Au long chapitre des lamentations linguistiques et consternations en tout genre, il ne faut pas oublier ce poncif tenace qui veut qu’une langue ne peut vivre qu’au détriment d’une autre, qu’elle se doit de pousser dans ses retranchements ultimes, parfois jusqu’à l’extinction, dans un inéluctable rapport dominant-dominé.
Aussi, comment ne pas être consterné à force de lire ici ou là qu’apprendre des langues dites locales ne sert à rien sinon à empêcher l’apprentissage de langues internationales beaucoup plus « importantes » ? Comment ne pas se crisper lorsque l’on entend dire, par exemple et encore une nouvelle fois de plus, que la langue corse n’a aucune utilité puisqu’elle n’est parlée qu’en Corse ?

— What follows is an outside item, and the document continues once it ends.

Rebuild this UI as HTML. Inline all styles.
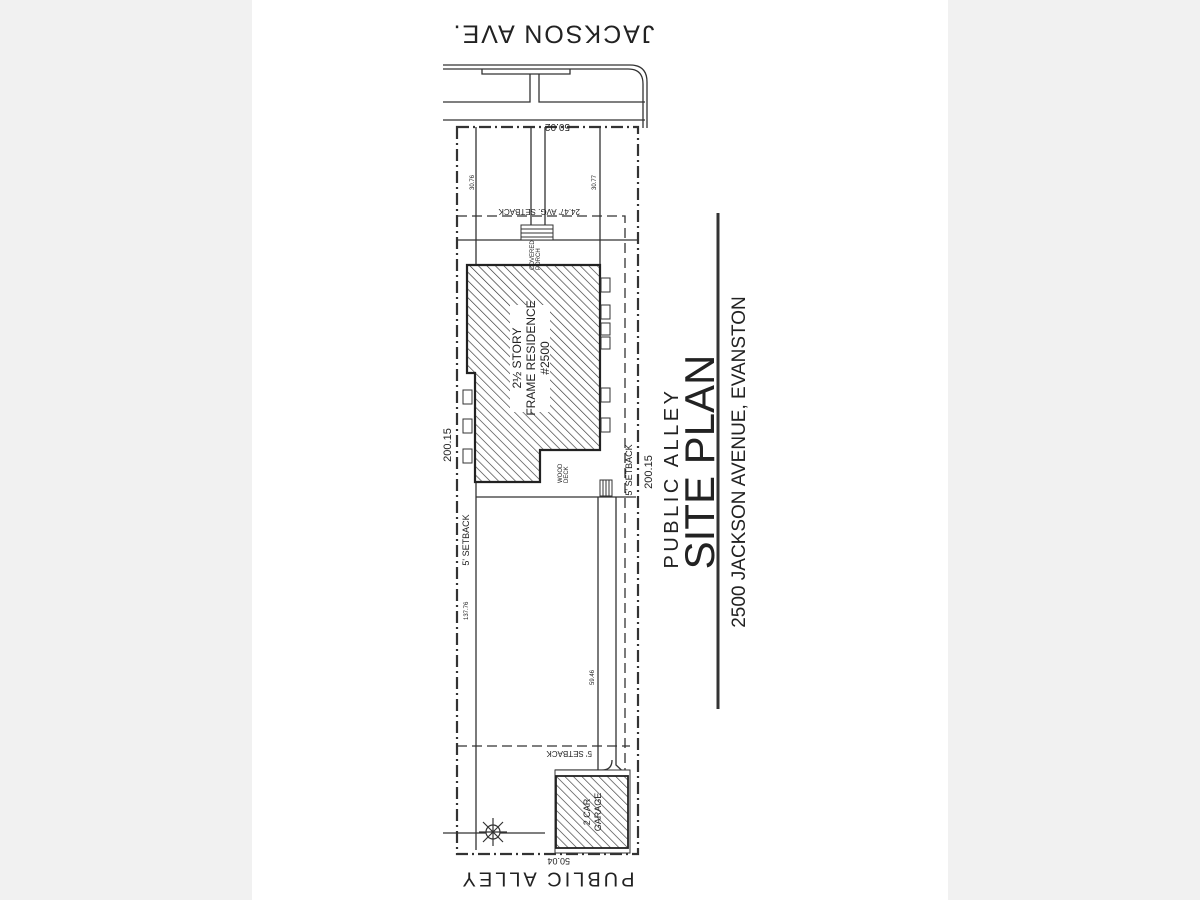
<!DOCTYPE html>
<html><head><meta charset="utf-8"><style>
html,body{margin:0;padding:0;width:1200px;height:900px;overflow:hidden;background:#f1f1f1}
svg{display:block}
text{font-family:"Liberation Sans",sans-serif;fill:#222}
</style></head><body>
<svg width="1200" height="900" viewBox="0 0 1200 900" xmlns="http://www.w3.org/2000/svg">
<defs>
<pattern id="h" width="6" height="6" patternUnits="userSpaceOnUse" patternTransform="rotate(-45)">
<rect width="6" height="6" fill="#fff"/><line x1="0" y1="0" x2="0" y2="6" stroke="#333" stroke-width="1.3"/>
</pattern>
</defs>
<rect x="252" y="0" width="696" height="900" fill="#fff"/>
<g stroke="#333" fill="none" stroke-width="1.3">
<path d="M443 65 H630 Q647 65 647 82 V128"/>
<path d="M443 69 H628 Q643 69 643 84 V128"/>
<path d="M482 69 V74 H570 V69"/>
<path d="M443 102 H530 V74 M539 74 V102 H645"/>
<path d="M443 120 H645"/>
<rect x="457" y="127" width="181" height="727" stroke-width="2.2" stroke-dasharray="12,4,2,4"/>
<path d="M457 216 H625 V770" stroke-dasharray="10,5"/>
<path d="M457 746 H630" stroke-dasharray="10,5"/>
<path d="M476 127 V850"/>
<path d="M600 127 V265"/>
<path d="M531 127 V225 M545 127 V225"/>
<path d="M457 240 H638"/>
<path d="M476 497 H636"/>
<path d="M598 497 V850"/>
<path d="M616 497 V765 L630 778"/>
<path d="M555 770 H602 Q612 770 612 760"/>
</g>
<g stroke="#333" stroke-width="1"><rect x="521" y="225" width="32" height="15" fill="#fff"/>
<line x1="521" y1="229" x2="553" y2="229"/><line x1="521" y1="233" x2="553" y2="233"/><line x1="521" y1="237" x2="553" y2="237"/></g>
<path d="M467 265 H600 V450 H540 V482 H475 V373 H467 Z" fill="url(#h)" stroke="#222" stroke-width="2.2"/>
<rect x="510" y="305" width="40" height="107" fill="#fff"/>
<text transform="translate(521,358) rotate(-90)" font-size="12" text-anchor="middle">2½ STORY</text>
<text transform="translate(535,358) rotate(-90)" font-size="12" text-anchor="middle">FRAME RESIDENCE</text>
<text transform="translate(549,358) rotate(-90)" font-size="12" text-anchor="middle">#2500</text>
<g fill="#fff" stroke="#333" stroke-width="1">
<rect x="463" y="390" width="9" height="14"/><rect x="463" y="419" width="9" height="14"/><rect x="463" y="449" width="9" height="14"/>
<rect x="601" y="278" width="9" height="14"/><rect x="601" y="305" width="9" height="14"/><rect x="601" y="323" width="9" height="12"/><rect x="601" y="337" width="9" height="12"/>
<rect x="601" y="388" width="9" height="14"/><rect x="601" y="418" width="9" height="14"/>
</g>
<g stroke="#333" stroke-width="1"><rect x="600" y="480" width="12" height="16" fill="#fff"/>
<line x1="603" y1="480" x2="603" y2="496"/><line x1="606" y1="480" x2="606" y2="496"/><line x1="609" y1="480" x2="609" y2="496"/></g>
<rect x="555" y="770" width="75" height="83" fill="#fff" stroke="#333"/>
<rect x="556" y="776" width="72" height="72" fill="url(#h)" stroke="#222" stroke-width="1.8"/>
<text transform="translate(590,812) rotate(-90)" font-size="9" text-anchor="middle">2 CAR</text>
<text transform="translate(601,812) rotate(-90)" font-size="9" text-anchor="middle">GARAGE</text>
<g stroke="#333" stroke-width="1.2"><line x1="443" y1="833" x2="545" y2="833"/><circle cx="493" cy="832" r="7" fill="#fff"/>
<path d="M493 818 V846 M479 832 H507 M483 822 L503 842 M503 822 L483 842"/></g>
<g font-size="6">
<text transform="translate(570,124) rotate(180)" font-size="10">50.02</text>
<text transform="translate(580,209) rotate(180)" font-size="8">24.47' AVG. SETBACK</text>
<text transform="translate(592,751) rotate(180)" font-size="8">5' SETBACK</text>
<text transform="translate(570,858) rotate(180)" font-size="9">50.04</text>
<text transform="translate(474,190) rotate(-90)">30.76</text>
<text transform="translate(596,190) rotate(-90)">30.77</text>
<text transform="translate(468,620) rotate(-90)">137.76</text>
<text transform="translate(594,685) rotate(-90)">59.46</text>
<text transform="translate(562,483) rotate(-90)">WOOD</text>
<text transform="translate(568,483) rotate(-90)">DECK</text>
<text transform="translate(534,270) rotate(-90)">COVERED</text>
<text transform="translate(540,270) rotate(-90)">PORCH</text>
</g>
<text transform="translate(469,540) rotate(-90)" font-size="9" text-anchor="middle">5' SETBACK</text>
<text transform="translate(632,470) rotate(-90)" font-size="9" text-anchor="middle">5' SETBACK</text>
<text transform="translate(652,472) rotate(-90)" font-size="11" text-anchor="middle">200.15</text>
<text transform="translate(451,445) rotate(-90)" font-size="11" text-anchor="middle">200.15</text>
<text transform="translate(553,32) rotate(180)" font-size="25" text-anchor="middle" letter-spacing="2" dominant-baseline="middle">JACKSON AVE.</text>
<text transform="translate(547,878) rotate(180)" font-size="20" text-anchor="middle" letter-spacing="3" dominant-baseline="middle">PUBLIC ALLEY</text>
<text transform="translate(678,478) rotate(-90)" font-size="20" text-anchor="middle" letter-spacing="3.5">PUBLIC ALLEY</text>
<text transform="translate(714,462) rotate(-90)" font-size="42" text-anchor="middle">SITE PLAN</text>
<text transform="translate(745,462) rotate(-90)" font-size="19" text-anchor="middle">2500 JACKSON AVENUE, EVANSTON</text>
<line x1="718" y1="213" x2="718" y2="709" stroke="#333" stroke-width="3"/>
</svg>
</body></html>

De même, comment ne pas fulminer lorsque l’indispensable défense des langues en danger de mort n’est pour certains qu’un alibi pour exprimer, non pas l’amour de sa langue, mais la haine de l’autre à travers la sienne ? Comment ne pas être atterré lorsqu’à la suite d’un tweet relayant un article dénonçant l’inaction des décideurs français en faveur des langues dites régionales, une majorité de réponses ne trouve rien de mieux à dire que c’est pour « mieux imposer la langue arabe » ? On sent bien la préoccupation culturelle exhalant de ces propos dépourvus de toute arrière-pensée !

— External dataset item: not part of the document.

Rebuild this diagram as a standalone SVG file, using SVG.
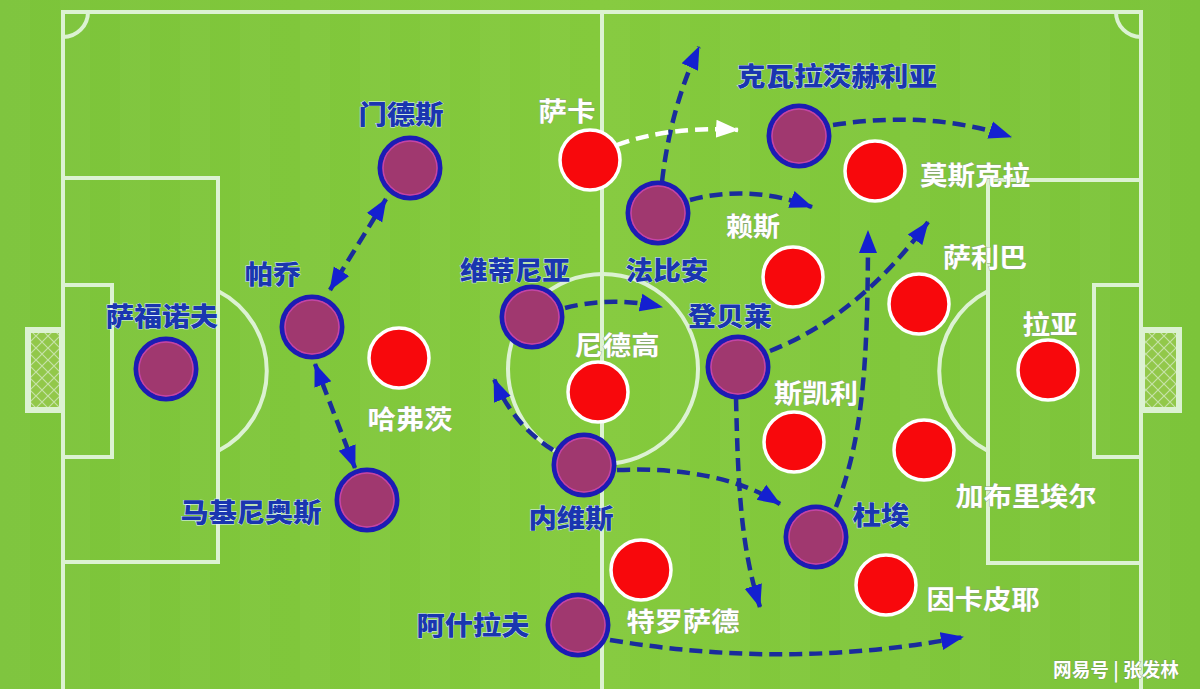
<svg xmlns="http://www.w3.org/2000/svg" width="1200" height="689" viewBox="0 0 1200 689">
<style>
.ln{fill:none;stroke:#dcf2d2;stroke-width:4}
.pp{fill:#a0386f;stroke:#1c1cb4;stroke-width:5}
.pi{fill:none;stroke:#c444a6;stroke-width:1.5}
.rd{fill:#f8080c;stroke:#ffffff;stroke-width:3.5}
.bl{font-family:"Noto Sans CJK SC","Noto Sans",sans-serif;font-weight:900;font-size:26px;fill:#1a36b0;stroke:#dff3ff;stroke-width:0.8;paint-order:stroke;text-anchor:middle;dominant-baseline:central}
.wt{font-family:"Noto Sans CJK SC","Noto Sans",sans-serif;font-weight:700;font-size:26px;fill:#ffffff;stroke:#8aa67a;stroke-width:0.8;paint-order:stroke;text-anchor:middle;dominant-baseline:central}
.ar{fill:none;stroke:#1a2c9c;stroke-width:4.5;stroke-dasharray:13 7}
.aw{fill:none;stroke:#ffffff;stroke-width:4.5;stroke-dasharray:13 7}
</style>
<defs>
<linearGradient id="bg" x1="0" y1="0" x2="1" y2="0">
<stop offset="0" stop-color="#7cc43a"/>
<stop offset="0.5" stop-color="#84ca3c"/>
<stop offset="1" stop-color="#7cc43a"/>
</linearGradient>
<pattern id="stripes" width="60" height="10" patternUnits="userSpaceOnUse">
<rect width="30" height="10" fill="#ffffff" opacity="0.025"/>
</pattern>
<pattern id="net" width="12" height="12" patternUnits="userSpaceOnUse">
<rect width="12" height="12" fill="#92c84a"/>
<path d="M0,0 L12,12 M12,0 L0,12" stroke="#c6e2a8" stroke-width="1.2"/>
</pattern>
<marker id="hb" markerUnits="userSpaceOnUse" viewBox="0 0 24 20" markerWidth="24" markerHeight="20" refX="22" refY="10" orient="auto-start-reverse">
<path d="M0,1 L23,10 L0,19 Z" fill="#1420d0"/>
</marker>
<marker id="hw" markerUnits="userSpaceOnUse" viewBox="0 0 24 20" markerWidth="24" markerHeight="20" refX="22" refY="10" orient="auto">
<path d="M0,1 L23,10 L0,19 Z" fill="#ffffff"/>
</marker>
</defs>

<g id="pitch">
<rect width="1200" height="689" fill="url(#bg)"/>
<rect width="1200" height="689" fill="url(#stripes)"/>
<path class="ln" d="M63,689 L63,12 L1141,12 L1141,689"/>
<line class="ln" x1="602" y1="12" x2="602" y2="689"/>
<circle class="ln" cx="603" cy="369" r="95"/>
<rect class="ln" x="63" y="178" width="155" height="384"/>
<rect class="ln" x="63" y="285" width="49" height="172"/>
<path class="ln" d="M218,291 A90,90 0 0 1 218,451"/>
<rect class="ln" x="988" y="180" width="153" height="383"/>
<rect class="ln" x="1094" y="285" width="47" height="172"/>
<path class="ln" d="M988,291 A90,90 0 0 0 988,451"/>
<path class="ln" d="M63,37 A25,25 0 0 0 88,12"/>
<path class="ln" d="M1116,12 A25,25 0 0 0 1141,37"/>
<rect x="28" y="330" width="34" height="80" fill="url(#net)" stroke="#dcf2d2" stroke-width="6"/>
<rect x="1142" y="330" width="37" height="80" fill="url(#net)" stroke="#dcf2d2" stroke-width="6"/>
</g>

<g id="connectors">
<path class="ar" d="M386,199 L330,290" marker-start="url(#hb)" marker-end="url(#hb)"/>
<path class="ar" d="M315,364 L355,468" marker-start="url(#hb)" marker-end="url(#hb)"/>
<path class="ar" d="M565,308 Q610,296 662,307" marker-end="url(#hb)"/>
<path class="ar" d="M553,450 Q513,425 494,379" marker-end="url(#hb)"/>
<path class="ar" d="M617,470 Q720,466 780,504" marker-end="url(#hb)"/>
<path class="ar" d="M736,398 C738,480 740,545 760,607" marker-end="url(#hb)"/>
<path class="ar" d="M770,351 Q860,315 928,222" marker-end="url(#hb)"/>
<path class="ar" d="M836,507 C862,440 868,370 868,231" marker-end="url(#hb)"/>
<path class="ar" d="M833,125 Q930,110 1011,137" marker-end="url(#hb)"/>
<path class="ar" d="M690,200 Q750,184 812,207" marker-end="url(#hb)"/>
<path class="ar" d="M662,182 Q670,110 699,47" marker-end="url(#hb)"/>
<path class="aw" d="M617,145 Q668,126 738,130" marker-end="url(#hw)"/>
<path class="ar" d="M610,640 Q790,670 963,637" marker-end="url(#hb)"/>
</g>

<g id="p-safonov"><circle class="pp" cx="166" cy="369" r="30"/><circle class="pi" cx="166" cy="369" r="27"/><text class="bl" x="162" y="314" textLength="112" lengthAdjust="spacingAndGlyphs">萨福诺夫</text></g>
<g id="p-mendes"><circle class="pp" cx="410" cy="168" r="30"/><circle class="pi" cx="410" cy="168" r="27"/><text class="bl" x="401" y="112" textLength="85" lengthAdjust="spacingAndGlyphs">门德斯</text></g>
<g id="p-pacho"><circle class="pp" cx="312" cy="327" r="30"/><circle class="pi" cx="312" cy="327" r="27"/><text class="bl" x="273" y="272" textLength="56" lengthAdjust="spacingAndGlyphs">帕乔</text></g>
<g id="p-marquinhos"><circle class="pp" cx="367" cy="500" r="30"/><circle class="pi" cx="367" cy="500" r="27"/><text class="bl" x="251" y="510" textLength="141" lengthAdjust="spacingAndGlyphs">马基尼奥斯</text></g>
<g id="p-vitinha"><circle class="pp" cx="532" cy="317" r="30"/><circle class="pi" cx="532" cy="317" r="27"/><text class="bl" x="515" y="268" textLength="110" lengthAdjust="spacingAndGlyphs">维蒂尼亚</text></g>
<g id="p-fabian"><circle class="pp" cx="658" cy="213" r="30"/><circle class="pi" cx="658" cy="213" r="27"/><text class="bl" x="667" y="268" textLength="83" lengthAdjust="spacingAndGlyphs">法比安</text></g>
<g id="p-kvara"><circle class="pp" cx="799" cy="136" r="30"/><circle class="pi" cx="799" cy="136" r="27"/><text class="bl" x="837" y="74" textLength="200" lengthAdjust="spacingAndGlyphs">克瓦拉茨赫利亚</text></g>
<g id="p-dembele"><circle class="pp" cx="738" cy="367" r="30"/><circle class="pi" cx="738" cy="367" r="27"/><text class="bl" x="730" y="314" textLength="84" lengthAdjust="spacingAndGlyphs">登贝莱</text></g>
<g id="p-neves"><circle class="pp" cx="584" cy="465" r="30"/><circle class="pi" cx="584" cy="465" r="27"/><text class="bl" x="571" y="516" textLength="85" lengthAdjust="spacingAndGlyphs">内维斯</text></g>
<g id="p-doue"><circle class="pp" cx="816" cy="537" r="30"/><circle class="pi" cx="816" cy="537" r="27"/><text class="bl" x="881" y="513" textLength="57" lengthAdjust="spacingAndGlyphs">杜埃</text></g>
<g id="p-hakimi"><circle class="pp" cx="578" cy="625" r="30"/><circle class="pi" cx="578" cy="625" r="27"/><text class="bl" x="473" y="623" textLength="113" lengthAdjust="spacingAndGlyphs">阿什拉夫</text></g>

<g id="a-saka"><circle class="rd" cx="590" cy="160" r="30"/><text class="wt" x="567" y="109" textLength="57" lengthAdjust="spacingAndGlyphs">萨卡</text></g>
<g id="a-mosquera"><circle class="rd" cx="875" cy="171" r="30"/><text class="wt" x="975" y="173" textLength="110" lengthAdjust="spacingAndGlyphs">莫斯克拉</text></g>
<g id="a-rice"><circle class="rd" cx="793" cy="277" r="30"/><text class="wt" x="753" y="224" textLength="54" lengthAdjust="spacingAndGlyphs">赖斯</text></g>
<g id="a-saliba"><circle class="rd" cx="919" cy="304" r="30"/><text class="wt" x="985" y="255" textLength="84" lengthAdjust="spacingAndGlyphs">萨利巴</text></g>
<g id="a-raya"><circle class="rd" cx="1048" cy="370" r="30"/><text class="wt" x="1050" y="322" textLength="55" lengthAdjust="spacingAndGlyphs">拉亚</text></g>
<g id="a-havertz"><circle class="rd" cx="399" cy="358" r="30"/><text class="wt" x="410" y="417" textLength="85" lengthAdjust="spacingAndGlyphs">哈弗茨</text></g>
<g id="a-norgaard"><circle class="rd" cx="598" cy="392" r="30"/><text class="wt" x="617" y="343" textLength="85" lengthAdjust="spacingAndGlyphs">尼德高</text></g>
<g id="a-skelly"><circle class="rd" cx="794" cy="442" r="30"/><text class="wt" x="816" y="391" textLength="84" lengthAdjust="spacingAndGlyphs">斯凯利</text></g>
<g id="a-gabriel"><circle class="rd" cx="924" cy="450" r="30"/><text class="wt" x="1026" y="494" textLength="141" lengthAdjust="spacingAndGlyphs">加布里埃尔</text></g>
<g id="a-trossard"><circle class="rd" cx="641" cy="570" r="30"/><text class="wt" x="683" y="619" textLength="113" lengthAdjust="spacingAndGlyphs">特罗萨德</text></g>
<g id="a-hincapie"><circle class="rd" cx="886" cy="585" r="30"/><text class="wt" x="983" y="597" textLength="113" lengthAdjust="spacingAndGlyphs">因卡皮耶</text></g>

<text x="1116" y="668" font-family="Noto Sans CJK SC, sans-serif" font-weight="700" font-size="19" fill="#ffffff" stroke="#6a8a5a" stroke-width="0.6" paint-order="stroke" text-anchor="middle" dominant-baseline="central" textLength="126" lengthAdjust="spacingAndGlyphs">网易号 | 张发林</text>
</svg>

Ces logiques on-ne-peut-plus simplistes – pour rester correct – vont à l’encontre de tout ce qui est désormais admis en l’état actuel de nos connaissances sur le sujet, et de toutes ces études qui tendent à prouver les incontestables avantages d’être bilingue ou polyglotte.
En effet, croire que les langues puissent être ennemies entre elles et leur apprentissage simultané une mise en concurrence nuisible pour l’esprit est un non-sens :
- C’est oublier que la culture n’est pas un monolithe indivisible et immuable aspirant à l’uniformité, à niveler les nuances, les particularismes et toute la subtilité de la pensée humaine ;
- C’est omettre que l’apprentissage des autres langues permet de renforcer notre compréhension des autres cultures, de lutter contre les stéréotypes qui obscurcissent notre vision du monde, et ainsi de développer notre empathie pour les autres groupes humains, pour les autres peuples ;
- C’est faire fi des nombreuses recherches qui démontrent que le bilinguisme accroît les capacités cognitives, tant dans la réussite de tests que sur le long terme pour lutter contre certaines maladies cérébrales dégénératives ;
- C’est s’enfermer dans une idéologie de repli sur soi.
L’apprentissage d’une langue est une chose ardue, un investissement fastidieux, et un pari que l’on ne gagne pas toujours. Je suis bien placé pour savoir que l’échec est parfois au bout de la route. Il est donc hors de question de blâmer les personnes monolingues, qui n’ont pas réussi à apprendre une autre langue que la leur, ou qui n’ont tout simplement pas pu essayer, pas pu s’y consacrer.
Toutefois, rejeter jusqu’au principe même de la curiosité visant à se pencher sur d’autres langues, quelles qu’elles puissent être, et pour des motifs tout aussi multiples que foireux relève à mon sens d’une faute morale confinant à l’ignorance volontaire qui s’oppose au progrès de l’esprit humain.
Car au-delà des vaines polémiques d’un instant t, les langues sont le reflet de l’âme des peuples qui les parlent et constituent tout autant de briques charnelles de notre richesse commune immatérielle.